Soares, first, is not ready to retire and, second, has good reason to believe that he has been treated disrespectfully by the US organization. Soares family moved to the US, from Portugal, when he was 11. Polio took away the use of his legs and a good bit of his upper body functions. After being cut from the US team and being "forcibly" retired as a player, he tried to find a way into the US program without success. His efforts created a lot of bad blood between him, the US players, and the US team management. So, he moved to Canada and took on that team's coaching job. The film describes how that worked out for the Canadians.
Zupan was an all-around Texas teenager, excelling in sports, debauchery, and drunkenness. After drinking himself into a coma and falling asleep in the bed of a friend's pickup, he awoke to find himself clinging to a branch in a Texas marsh after being thrown from the truck when it crashed into a fence.
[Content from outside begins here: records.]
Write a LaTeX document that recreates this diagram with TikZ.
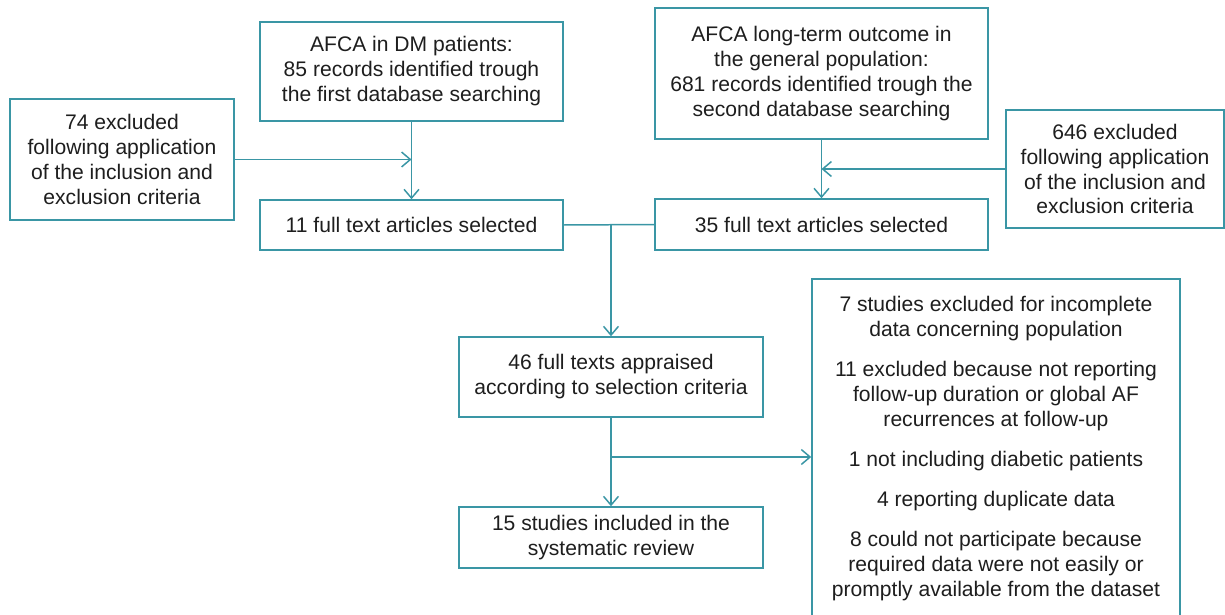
\documentclass[tikz,border=0pt]{standalone}
\usepackage{fontspec}
\setmainfont{Liberation Sans}
\usetikzlibrary{arrows.meta}
\definecolor{teal1}{RGB}{58,150,165}
\definecolor{txt}{RGB}{30,30,30}
\tikzset{
  box/.style={draw=teal1, line width=0.85pt, fill=white, inner sep=0pt, align=center,
    text=txt, font=\fontsize{12}{14.2}\selectfont},
  conn/.style={draw=teal1, line width=0.85pt},
  arr/.style={conn, -{Straight Barb[length=5pt,width=8.5pt,line width=0.85pt]}}
}
\begin{document}
\begin{tikzpicture}
\useasboundingbox (0,0) rectangle (24.5,-12.3);
\node[box, minimum width=6.06cm, minimum height=1.98cm] (A) at (8.23,-1.43)
  {AFCA in DM patients:\\85 records identified trough\\the first database searching};
\node[box, minimum width=6.66cm, minimum height=2.62cm] (B) at (16.43,-1.47)
  {AFCA long-term outcome in\\the general population:\\681 records identified trough the\\second database searching};
\node[box, minimum width=4.48cm, minimum height=2.42cm] (L) at (2.44,-3.19)
  {74 excluded\\following application\\of the inclusion and\\exclusion criteria};
\node[box, minimum width=4.36cm, minimum height=2.36cm] (R) at (22.30,-3.38)
  {646 excluded\\following application\\of the inclusion and\\exclusion criteria};
\node[box, minimum width=6.06cm, minimum height=1.0cm] (E11) at (8.23,-4.5)
  {11 full text articles selected};
\node[box, minimum width=6.66cm, minimum height=1.02cm] (E35) at (16.43,-4.49)
  {35 full text articles selected};
\node[box, minimum width=6.08cm, minimum height=1.6cm] (F46) at (12.22,-7.54)
  {46 full texts appraised\\according to selection criteria};
\node[box, minimum width=6.08cm, minimum height=1.22cm] (S15) at (12.22,-10.75)
  {15 studies included in the\\systematic review};
\node[box, minimum width=7.36cm, minimum height=6.78cm] (X) at (19.92,-8.97)
  {7 studies excluded for incomplete\\data concerning population\\[8.5pt]
   11 excluded because not reporting\\follow-up duration or global AF\\recurrences at follow-up\\[8.5pt]
   1 not including diabetic patients\\[8.5pt]
   4 reporting duplicate data\\[8.5pt]
   8 could not participate because\\required data were not easily or\\promptly available from the dataset};
% connectors
\draw[arr] (A.south) -- (E11.north);
\draw[arr] (L.east) -- (A.south |- L.east);
\draw[arr] (B.south) -- (E35.north);
\draw[arr] (R.west) -- (B.south |- R.west);
\coordinate (j) at (F46.north |- E11.east);
\draw[conn] (E11.east) -- (E35.west);
\draw[arr] (j) -- (F46.north);
\draw[arr] (F46.south) -- (S15.north);
\coordinate (br) at (12.22,-9.14);
\draw[arr] (br) -- (br -| X.west);
\end{tikzpicture}
\end{document}
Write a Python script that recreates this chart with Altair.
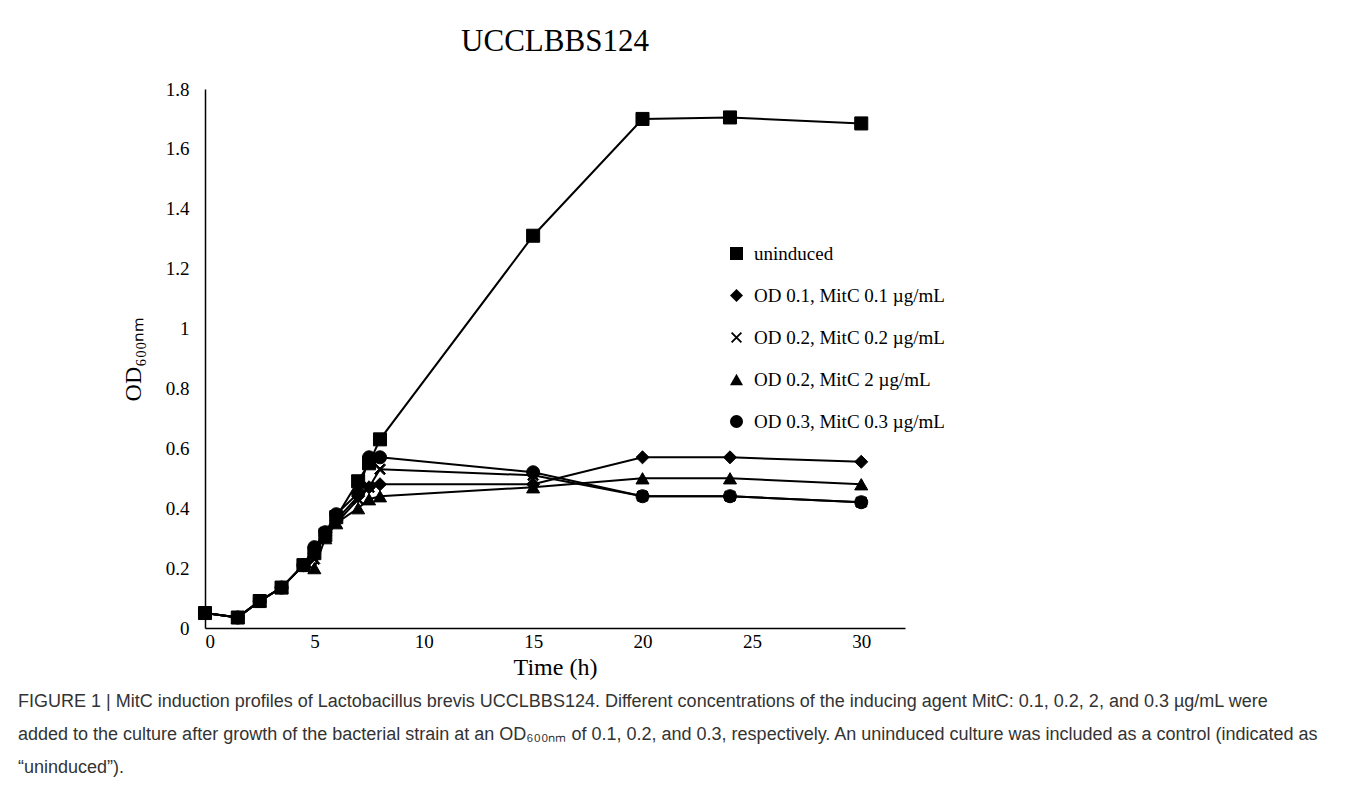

A half-day later, he was rescued. Suffering a broken neck, Zupan found himself in a hospital, quadriplegic and pissed off. Somehow, he focused that energy into Murderball and became the US team leader. Zupan is a seriously scary dude. He was recently in the Cities promoting his new book and he's even scarier in person.
The final game of the film, the 2004 Para-Olympics Quad Rugby quarter finals against Joe Soares' Canadian team, provides some of the best sporting event film editing I've ever seen. This is a complicate game, with strength, stamina, and punishment equal to anything you've ever seen; but it's all performed on wheelchairs. Turning that into a spectator perspective that is compelling, let alone exciting, is a technological achievement equal to anything you've seen on film. In the end, both teams were upset by New Zealand. In the first ever defeat of the US team in Quad Rugby, Canada got the silver medal, the US finished in bronze, and New Zealand, brought home the 2004 gold medal. If you're a nationalist homer, that's probably a letdown, but there are no bad guys in Murderball. Just guys who stopped worrying about what other folks think and tossed themselves into this insane sport as if it would be the last thing they would ever do that mattered.
Bob Lujiano, probably the most physically affected player in the film, sums up the whole message in a short, mid-film conversation with a group of grade school kids, "I'm alright. That's all that matters. I'm alive. I use everything that I have to get through life. That's what we all have to do, use everything we have." He puts every limitation, every self-imposed boundary that we allow ourselves to use as excuses for not doing what we love or what we need to do, into perspective. Use everything you have to get through your life. Ride safe, fast, and long and play a little Murderball when you get the chance.